I was going to make a thread like this but it totally skipped my mind.
|Re: The Art And Architecture Of Yorubaland! by lakal(m): 7:38pm On Oct 02, 2011|
Part of an Oba's royal attire: fully beaded footwear (19th Century).
Beaded slippers were part of the regalia worn by the Yoruba king (oba) when he appeared in public ceremonies. Beaded shoes became popular in the eighteenth or nineteenth centuries when European fashion became the model for prestige wear and Yoruba leaders began to move freely outside of the palace. Rulers created laws prohibiting commoners from wearing shoes and other items associated with royalty. When the king is greeted in Yoruba society, people say, “May the crown rest long on your head, may shoes remain long on your feet.”
|Re: The Art And Architecture Of Yorubaland! by PhysicsQED(m): 7:44pm On Oct 02, 2011|
Veranda Post: Equestrian Figure and Female Caryatid
Olowe of Ise (Nigerian, born Ise, about 1873–1938)
Nigeria, Yorubaland, Efon-Alaiye region
Yoruba peoples, Ekiti group
H. 71 x W. 11 1/4 x D. 14 in. (180.3 x 28.6 x 35.6 cm)
Purchase, Lila Acheson Wallace Gift, 1996
This monumental work was one of a series of carved architectural supports designed for the exterior courtyard of a Yoruba palace. It was commissioned by a king from the most renowned master sculptor in the history of Yoruba art, Olowe of Ise.
The two-tiered composition embodies a formal dynamism that established Olowe's exceptional artistic reputation. Its principal personage, an equestrian warior, is depicted frontally above a female caryatid with arms raised in three-quarter view. Through this contrast in their alignment, the figures at once reflect distinct attitudes while relating to each other fluidly. The compressed style of the upper half also contrasts with the greater degree of openness below. At the base two smaller figures radiate outward at oblique angles.

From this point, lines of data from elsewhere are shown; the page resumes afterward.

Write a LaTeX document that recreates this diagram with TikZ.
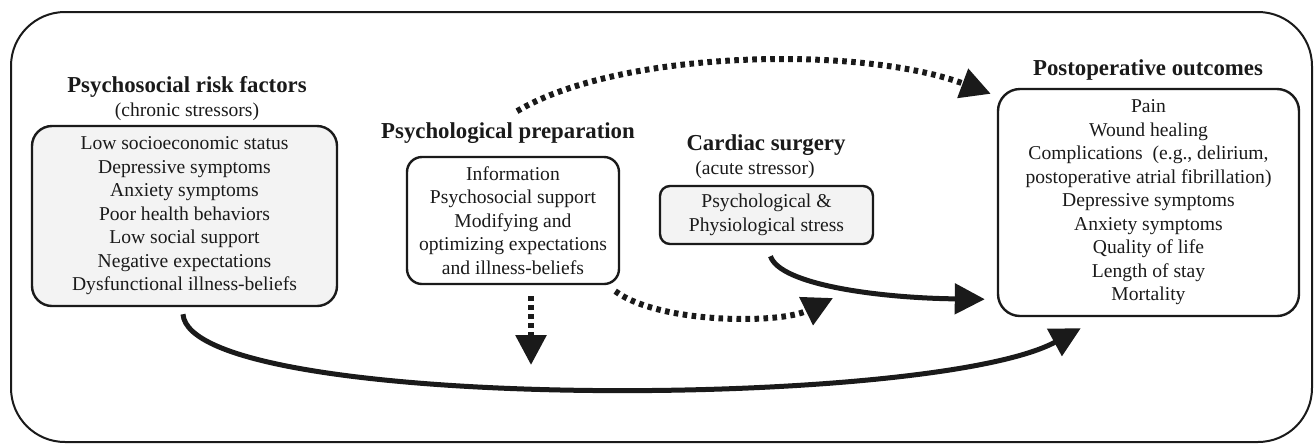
\documentclass[tikz,border=0pt]{standalone}
\usepackage{fontspec}
\setmainfont{Liberation Serif}
\usetikzlibrary{arrows.meta,calc}
\definecolor{boxgray}{HTML}{F3F3F3}
\definecolor{ink}{HTML}{1A1A1A}
\begin{document}
\begin{tikzpicture}[x=0.5pt,y=-0.5pt,
  box/.style={draw=ink,line width=1.2pt,align=center,inner sep=0pt,text=ink,font=\fontsize{9.8}{11.75}\selectfont},
  title/.style={font=\fontsize{11.4}{13}\selectfont\bfseries,inner sep=0pt,text=ink},
  sub/.style={font=\fontsize{9.8}{11.75}\selectfont,inner sep=0pt,text=ink},
  dotarrow/.style={draw=ink,line width=3pt,dash pattern=on 2.3pt off 2.2pt,-{Triangle[length=15pt,width=15pt]}},
  solidarrow/.style={draw=ink,line width=2.5pt,-{Triangle[length=15pt,width=15pt]}},
]
\useasboundingbox (0,0) rectangle (1314,446);
\node[draw=ink, line width=1pt, rounded corners=27pt, minimum width=650.5pt, minimum height=215pt, inner sep=0pt] (frame) at (661.5,227) {};

\node[title] (risktitle) at (187,87) {Psychosocial risk factors};
\node[sub] (risksub) at (187,112) {(chronic stressors)};
\node[box, fill=boxgray, rounded corners=10pt, minimum width=152.5pt, minimum height=90pt] (risk) at (184.5,216)
  {Low socioeconomic status\\Depressive symptoms\\Anxiety symptoms\\Poor health behaviors\\Low social support\\Negative expectations\\Dysfunctional illness-beliefs};

\node[title] (preptitle) at (508,133) {Psychological preparation};
\node[box, rounded corners=7.5pt, minimum width=106pt, minimum height=63.5pt] (prep) at (513,220.5)
  {Information\\Psychosocial support\\Modifying and\\optimizing expectations\\and illness-beliefs};

\node[title] (cardtitle) at (766,145) {Cardiac surgery};
\node[sub] (cardsub) at (755,170) {(acute stressor)};
\node[box, fill=boxgray, rounded corners=5pt, minimum width=106.5pt, minimum height=29pt] (card) at (766.5,215)
  {Psychological \&\\Physiological stress};

\node[title] (outtitle) at (1148,70) {Postoperative outcomes};
\node[box, rounded corners=11pt, minimum width=150.5pt, minimum height=113.5pt] (out) at (1148.5,202.5)
  {Pain\\Wound healing\\Complications\ \ (e.g., delirium,\\postoperative atrial fibrillation)\\Depressive symptoms\\Anxiety symptoms\\Quality of life\\Length of stay\\Mortality};

\coordinate (prepdown) at (531,365);
\coordinate (cardin) at (833,298);

\draw[dotarrow] ($(preptitle.north)+(9,-11)$) .. controls (620,50) and (860,45) .. ($(out.north west)+(-6,6)$);
\draw[dotarrow] ($(prep.south)+(18,11)$) -- (prepdown);
\draw[dotarrow] ($(prep.south east)+(-5,6)$) .. controls (660,324) and (780,324) .. (cardin);
\draw[solidarrow] ($(card.south)+(4,11)$) .. controls (780,285) and (880,298) .. ($(out.south west)+(-12,-18)$);
\draw[solidarrow] ($(risk.south)+(-1.5,7)$) .. controls (190,412) and (930,410) .. ($(out.south west)+(84,11)$);
\end{tikzpicture}
\end{document}
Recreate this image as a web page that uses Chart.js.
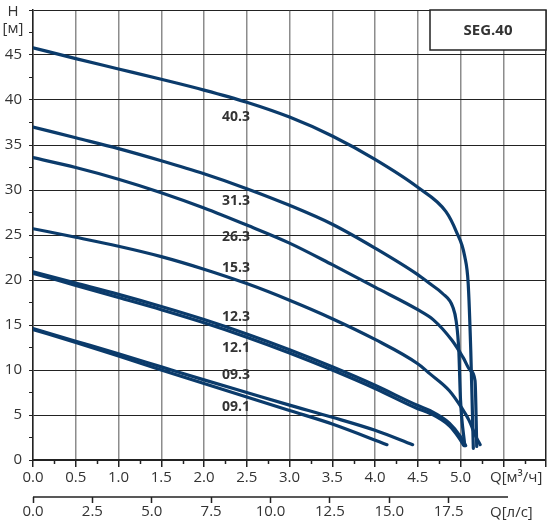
<!DOCTYPE html>
<html lang="ru">
<head>
<meta charset="utf-8">
<title>SEG.40</title>
<script src="https://cdn.jsdelivr.net/npm/chart.js@4.4.1/dist/chart.umd.min.js"></script>
<style>
  html, body { margin: 0; padding: 0; background: #fff; }
  #wrap { width: 548px; height: 522px; position: relative; }
</style>
</head>
<body>
<div id="wrap"><canvas id="chart"></canvas></div>
<script>
// Характеристики Q-H насосов SEG.40
const FONT = "'Open Sans', sans-serif";
const LINE = '#0b3b6b';

// Q [м³/ч] и H [м] по каждой модели
const q403 = [0, 0.5, 1.0, 1.5, 2.0, 2.5, 3.0, 3.5, 4.0, 4.5, 4.83, 4.95, 5.05, 5.09, 5.12, 5.14, 5.15];
const h403 = [45.8, 44.6, 43.45, 42.3, 41.1, 39.75, 38.1, 36.0, 33.4, 30.3, 27.6, 25.4, 22.6, 19.6, 12.2, 5.0, 1.3];

const q313 = [0, 0.5, 1.0, 1.5, 2.0, 2.5, 3.0, 3.5, 4.0, 4.5, 4.64, 4.79, 4.91, 4.95, 4.98, 5.0, 5.05];
const h313 = [37.0, 35.8, 34.6, 33.25, 31.8, 30.15, 28.3, 26.2, 23.55, 20.6, 19.6, 18.5, 17.0, 15.4, 12.2, 6.7, 1.6];

const q263 = [0, 0.5, 1.0, 1.5, 2.0, 2.5, 3.0, 3.5, 4.0, 4.5, 4.68, 4.9, 5.03, 5.12, 5.17, 5.19];
const h263 = [33.6, 32.5, 31.2, 29.7, 28.0, 26.1, 24.1, 21.7, 19.2, 16.7, 15.6, 13.3, 11.4, 9.9, 8.8, 1.5];

const q153 = [0, 0.5, 1.0, 1.5, 2.0, 2.5, 3.0, 3.5, 4.0, 4.5, 4.64, 4.87, 5.02, 5.1, 5.18, 5.23];
const h153 = [25.7, 24.75, 23.75, 22.6, 21.2, 19.6, 17.75, 15.7, 13.4, 10.7, 9.6, 7.7, 5.7, 4.4, 2.6, 1.7];

const q123 = [0, 0.5, 1.0, 1.5, 2.0, 2.5, 3.0, 3.5, 4.0, 4.5, 4.64, 4.87, 5.0, 5.06];
const h123 = [20.9, 19.65, 18.4, 17.05, 15.6, 14.0, 12.25, 10.35, 8.3, 6.05, 5.5, 4.1, 2.6, 1.6];

const q121 = [0, 0.5, 1.0, 1.5, 2.0, 2.5, 3.0, 3.5, 4.0, 4.5, 4.64, 4.87, 4.98, 5.04];
const h121 = [20.75, 19.4, 18.05, 16.7, 15.25, 13.65, 11.9, 10.0, 7.95, 5.7, 5.2, 3.8, 2.5, 1.6];

const q093 = [0, 0.5, 1.0, 1.5, 2.0, 2.5, 3.0, 3.5, 4.0, 4.44];
const h093 = [14.6, 13.2, 11.8, 10.35, 8.9, 7.5, 6.1, 4.75, 3.3, 1.7];

const q091 = [0, 0.5, 1.0, 1.5, 2.0, 2.5, 3.0, 3.5, 4.14];
const h091 = [14.5, 13.05, 11.55, 10.0, 8.5, 7.0, 5.5, 4.0, 1.7];

// подписи моделей: текст и положение по осям
const models = ['40.3', '31.3', '26.3', '15.3', '12.3', '12.1', '09.3', '09.1'];
const labelQ = [2.21, 2.21, 2.21, 2.21, 2.21, 2.21, 2.21, 2.21];
const labelH = [38.1, 28.8, 24.8, 21.3, 15.9, 12.4, 9.45, 5.9];

const curves = [[q403, h403], [q313, h313], [q263, h263], [q153, h153],
                [q123, h123], [q121, h121], [q093, h093], [q091, h091]];

const datasets = curves.map(([q, h], i) => ({
  label: models[i],
  data: q.map((v, k) => ({ x: v, y: h[k] })),
  borderColor: LINE,
  borderWidth: 3.2,
  borderCapStyle: 'round',
  borderJoinStyle: 'round',
  pointRadius: 0,
  fill: false,
  cubicInterpolationMode: 'monotone',
  xAxisID: 'x',
  yAxisID: 'y'
}));

const isHalf = v => Math.abs(v * 2 - Math.round(v * 2)) < 1e-6;

// надписи, рамка с названием серии, мелкие риски
const overlay = {
  id: 'overlay',
  afterDatasetsDraw(chart) {
    const { ctx, scales } = chart;
    const x = scales.x, y = scales.y, x2 = scales.x2;
    ctx.save();

    // подписи кривых
    ctx.fillStyle = '#333';
    ctx.font = 'bold 14px ' + FONT;
    ctx.textAlign = 'left';
    ctx.textBaseline = 'middle';
    models.forEach((m, i) => {
      ctx.fillText(m, x.getPixelForValue(labelQ[i]), y.getPixelForValue(labelH[i]));
    });

    // рамка SEG.40
    const bx = 430, by = chart.chartArea.top, bw = chart.chartArea.right - 430, bh = 40;
    ctx.fillStyle = '#fff';
    ctx.fillRect(bx, by, bw, bh);
    ctx.strokeStyle = '#222';
    ctx.lineWidth = 1.5;
    ctx.strokeRect(bx, by, bw, bh);
    ctx.fillStyle = '#333';
    ctx.font = 'bold 15px ' + FONT;
    ctx.textAlign = 'center';
    ctx.fillText('SEG.40', bx + bw / 2, by + bh / 2 + 1);

    // мелкие риски оси Q [м³/ч]
    ctx.strokeStyle = '#222';
    ctx.lineWidth = 1.5;
    const base = chart.chartArea.bottom;
    for (let v = 0.25; v < 6; v += 0.5) {
      const px = Math.round(x.getPixelForValue(v)) + 0.5;
      ctx.beginPath();
      ctx.moveTo(px, base);
      ctx.lineTo(px, base + 4);
      ctx.stroke();
    }

    // линия оси Q [л/с]
    ctx.lineWidth = 1.5;
    ctx.beginPath();
    ctx.moveTo(x2.getPixelForValue(0), x2.top);
    ctx.lineTo(x2.getPixelForValue(20), x2.top);
    ctx.stroke();

    // названия осей
    ctx.fillStyle = '#333';
    ctx.font = '15px ' + FONT;
    ctx.textAlign = 'left';
    ctx.fillText('Q[м³/ч]', 490, 478);
    ctx.fillText('Q[л/с]', 490, 513);
    ctx.textAlign = 'center';
    ctx.fillText('H', 13, 12);
    ctx.fillText('[м]', 13, 29);

    ctx.restore();
  }
};

new Chart(document.getElementById('chart'), {
  type: 'line',
  data: { datasets },
  plugins: [overlay],
  options: {
    responsive: true,
    maintainAspectRatio: false,
    animation: false,
    layout: { padding: { top: 10, right: 2, left: 0, bottom: 0 } },
    plugins: { legend: { display: false }, tooltip: { enabled: false } },
    scales: {
      x: {
        type: 'linear',
        position: 'bottom',
        min: 0,
        max: 6,
        afterFit: s => { s.height = 37; s.paddingLeft = 0; s.paddingRight = 0; },
        border: { color: '#222', width: 2 },
        grid: {
          color: c => (c.tick && c.tick.value === 6) ? '#222' : (c.tick && isHalf(c.tick.value) ? '#8c8c8c' : 'transparent'),
          lineWidth: 1.5,
          tickColor: c => (c.tick && isHalf(c.tick.value)) ? '#222' : 'transparent',
          tickLength: 7,
          tickWidth: 1.5
        },
        ticks: {
          stepSize: 0.25,
          autoSkip: false,
          maxRotation: 0,
          padding: 2,
          color: '#333',
          font: { family: FONT, size: 15 },
          callback: v => (isHalf(v) && v <= 5) ? v.toFixed(1) : ''
        }
      },
      x2: {
        type: 'linear',
        position: 'bottom',
        min: 0,
        max: 21.6,
        afterFit: s => { s.height = 25; s.paddingLeft = 0; s.paddingRight = 0; },
        border: { display: false },
        grid: {
          drawOnChartArea: false,
          drawTicks: true,
          tickLength: 6,
          tickWidth: 1.5,
          color: '#222',
          tickColor: c => (c.tick && c.tick.value <= 20) ? '#222' : 'transparent'
        },
        ticks: {
          stepSize: 2.5,
          autoSkip: false,
          maxRotation: 0,
          padding: 0,
          color: '#333',
          font: { family: FONT, size: 15 },
          callback: v => v <= 17.5 ? v.toFixed(1) : ''
        }
      },
      y: {
        type: 'linear',
        min: 0,
        max: 50,
        afterFit: s => { s.width = 33; s.paddingTop = 0; s.paddingBottom = 0; },
        border: { color: '#222', width: 1.5 },
        grid: {
          color: c => (c.tick && c.tick.value % 5 === 0) ? '#222' : 'transparent',
          lineWidth: 1,
          tickColor: '#222',
          tickLength: 4
        },
        ticks: {
          stepSize: 2.5,
          autoSkip: false,
          padding: 7,
          color: '#333',
          font: { family: FONT, size: 15 },
          callback: v => (v % 5 === 0 && v < 50) ? String(v) : ''
        }
      }
    }
  }
});
</script>
</body>
</html>
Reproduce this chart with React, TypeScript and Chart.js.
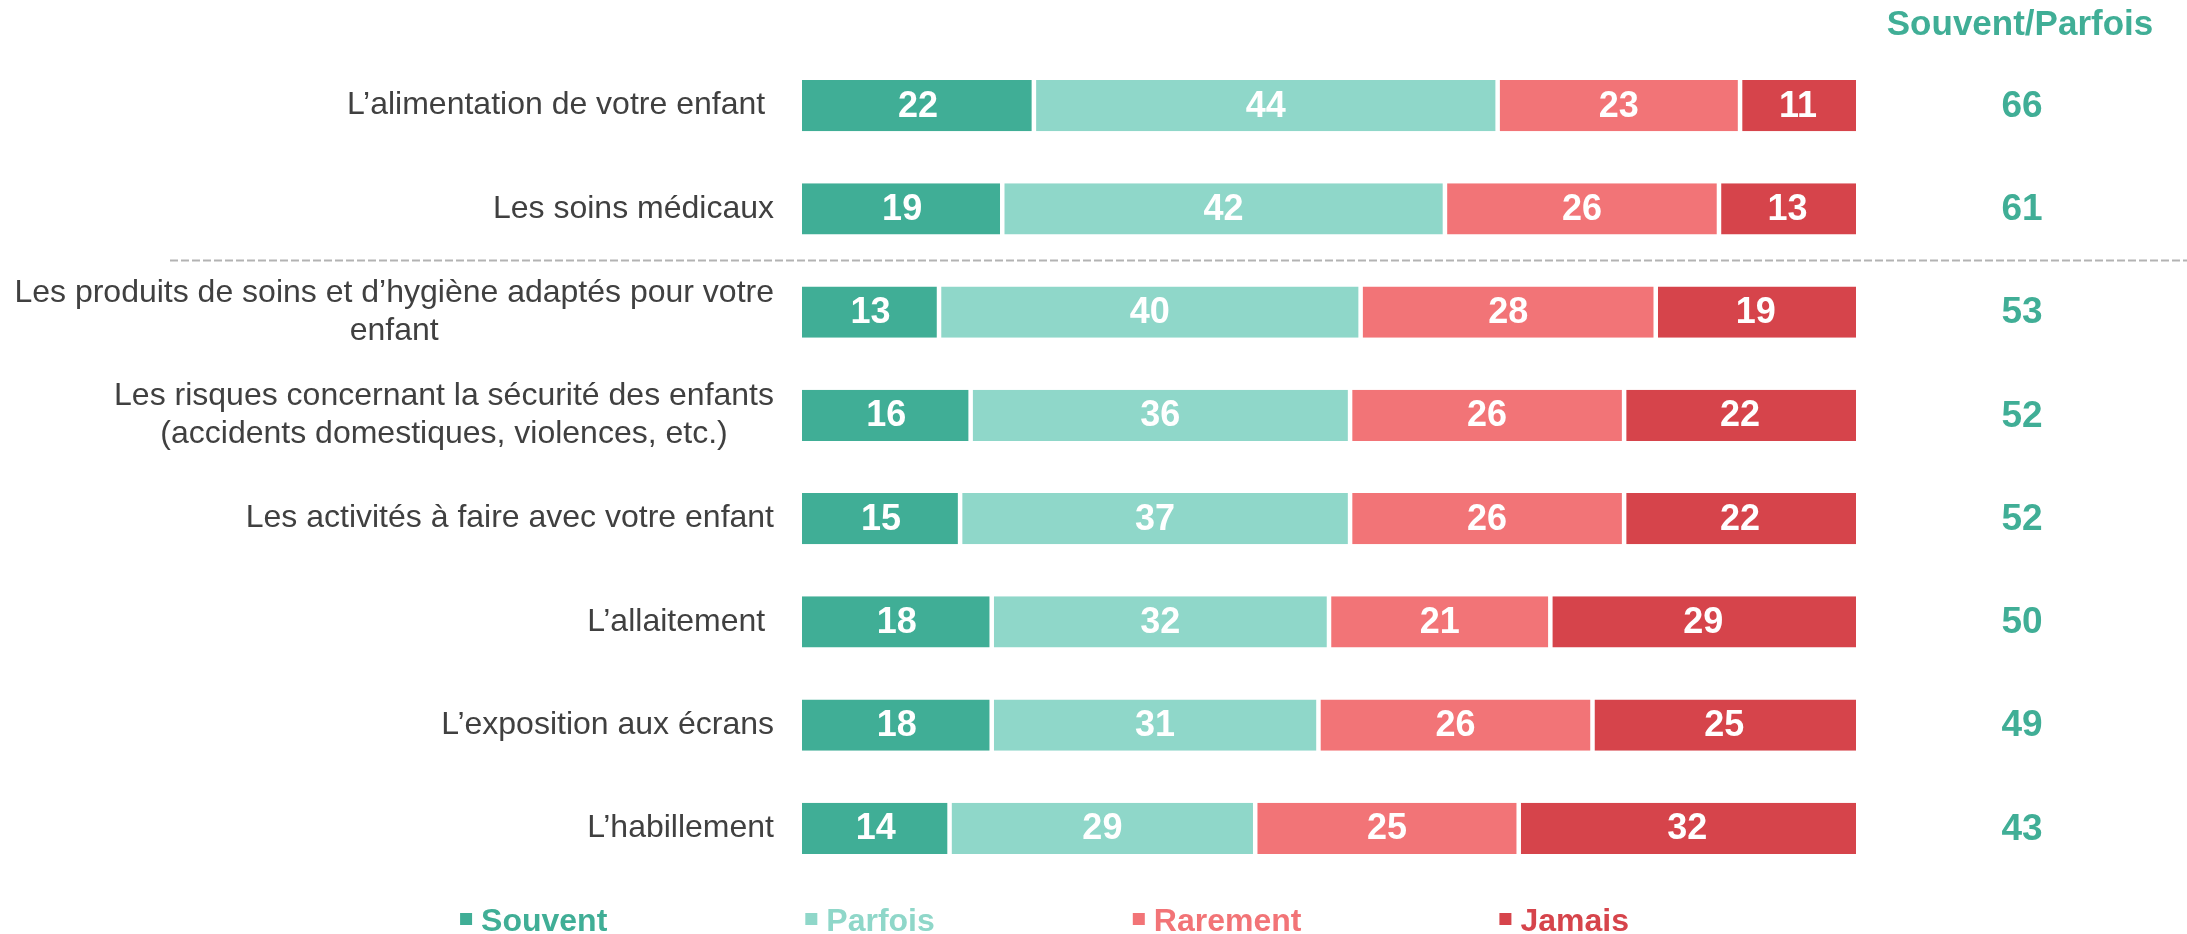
import React, { useEffect, useRef } from "react";
import { Chart, registerables } from "chart.js";

Chart.register(...registerables);

const categories: (string | string[])[] = [
  "L’alimentation de votre enfant ",
  "Les soins médicaux",
  ["Les produits de soins et d’hygiène adaptés pour votre", "enfant"],
  ["Les risques concernant la sécurité des enfants", "(accidents domestiques, violences, etc.)"],
  "Les activités à faire avec votre enfant",
  "L’allaitement ",
  "L’exposition aux écrans",
  "L’habillement",
];

const souvent = [22, 19, 13, 16, 15, 18, 18, 14];
const parfois = [44, 42, 40, 36, 37, 32, 31, 29];
const rarement = [23, 26, 28, 26, 26, 21, 26, 25];
const jamais = [11, 13, 19, 22, 22, 29, 25, 32];
const souventParfois = [66, 61, 53, 52, 52, 50, 49, 43];
const totalHeader = "Souvent/Parfois";

const seriesNames = ["Souvent", "Parfois", "Rarement", "Jamais"];
const seriesColors = ["#40AE96", "#8FD7C9", "#F27477", "#D6444B"];

const FONT = "'Liberation Sans', Arial, sans-serif";

const customPlugin = {
  id: "custom",
  beforeDatasetsDraw(chart: any) {
    const { ctx } = chart;
    const y = chart.scales.y;
    const lineY = (y.getPixelForValue(1) + y.getPixelForValue(2)) / 2;
    ctx.save();
    ctx.strokeStyle = "#B3B3B3";
    ctx.lineWidth = 2;
    ctx.setLineDash([8, 3]);
    ctx.beginPath();
    ctx.moveTo(170, lineY);
    ctx.lineTo(chart.width, lineY);
    ctx.stroke();
    ctx.restore();
  },
  afterDatasetsDraw(chart: any) {
    const { ctx, chartArea } = chart;
    const yScale = chart.scales.y;
    ctx.save();
    // value labels inside bars
    ctx.fillStyle = "#FFFFFF";
    ctx.font = `bold 36px ${FONT}`;
    ctx.textAlign = "center";
    ctx.textBaseline = "middle";
    chart.data.datasets.forEach((ds: any, di: number) => {
      const meta = chart.getDatasetMeta(di);
      meta.data.forEach((el: any, i: number) => {
        const cx = (el.x + el.base) / 2;
        ctx.fillText(String(ds.data[i]), cx, el.y + 1);
      });
    });

    // category labels
    ctx.fillStyle = "#404040";
    ctx.font = `32px ${FONT}`;
    const right = chartArea.left - 28;
    const lh = 38;
    categories.forEach((lab, i) => {
      const lines = Array.isArray(lab) ? lab : [lab];
      const cy = yScale.getPixelForValue(i);
      if (lines.length === 1) {
        ctx.textAlign = "right";
        ctx.fillText(lines[0], right, cy);
      } else {
        const maxW = Math.max(...lines.map((l) => ctx.measureText(l).width));
        const cx = right - maxW / 2;
        ctx.textAlign = "center";
        lines.forEach((l, k) => {
          ctx.fillText(l, cx, cy + (k - (lines.length - 1) / 2) * lh);
        });
      }
    });

    // right column
    const colX = chartArea.right + 166;
    ctx.fillStyle = seriesColors[0];
    ctx.font = `bold 35px ${FONT}`;
    ctx.textAlign = "center";
    ctx.fillText(totalHeader, colX - 2, 25);
    ctx.font = `bold 37px ${FONT}`;
    souventParfois.forEach((v, i) => {
      ctx.fillText(String(v), colX, yScale.getPixelForValue(i) + 1);
    });

    // legend
    ctx.font = `bold 32px ${FONT}`;
    ctx.textBaseline = "alphabetic";
    ctx.textAlign = "left";
    const box = 12;
    const gapBox = 9;
    const gapItem = 198;
    const widths = seriesNames.map((n) => box + gapBox + ctx.measureText(n).width);
    const total = widths.reduce((a, b) => a + b, 0) + gapItem * (widths.length - 1);
    let x = chart.width * 0.4776 - total / 2;
    const baseY = 931;
    seriesNames.forEach((n, i) => {
      ctx.fillStyle = seriesColors[i];
      ctx.fillRect(x, baseY - 18, box, box);
      ctx.fillText(n, x + box + gapBox, baseY);
      x += widths[i] + gapItem;
    });
    ctx.restore();
  },
};

export default function App() {
  const ref = useRef<HTMLCanvasElement>(null);
  useEffect(() => {
    document.body.style.margin = "0";
    const canvas = ref.current!;
    const seriesData = [souvent, parfois, rarement, jamais];
    const half = 2.25;
    const chart = new Chart(canvas, {
      type: "bar",
      data: {
        labels: categories.map((c) => (Array.isArray(c) ? c.join(" ") : c)),
        datasets: seriesData.map((d, i) => ({
          label: seriesNames[i],
          data: d,
          backgroundColor: seriesColors[i],
          borderColor: "#FFFFFF",
          borderSkipped: false,
          borderWidth: {
            top: 0,
            bottom: 0,
            left: i === 0 ? 0 : half,
            right: i === 3 ? 0 : half,
          },
          barPercentage: 1,
          categoryPercentage: 0.495,
        })),
      },
      options: {
        indexAxis: "y",
        responsive: false,
        animation: false,
        devicePixelRatio: 1,
        layout: { padding: { left: 0, right: 331, top: 54, bottom: 54 } },
        plugins: {
          legend: { display: false },
          tooltip: { enabled: false },
        },
        scales: {
          x: {
            stacked: true,
            min: 0,
            max: 100,
            display: false,
          },
          y: {
            stacked: true,
            grid: { display: false },
            border: { display: false },
            ticks: { display: false },
            afterFit: (scale: any) => {
              scale.width = 802;
            },
          },
        },
      } as any,
      plugins: [customPlugin],
    });
    return () => chart.destroy();
  }, []);
  return (
    <div style={{ width: 2187, height: 934 }}>
      <canvas ref={ref} width={2187} height={934} style={{ display: "block" }} />
    </div>
  );
}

In addition to the inventive dynamism of their overall design, works by Olowe are noted for the attention given to surface detail. The mounted warrior holds a spear and pistol in either hand, and his vest, saddle, and horse's headgear are articulated through deeply carved linear motifs. While innovative in its formal interpretation, the subject of this work is a classic emblem of regional leadership. In Yoruba art such equestrian figures identify their patrons with martial conquest achieved through physical might.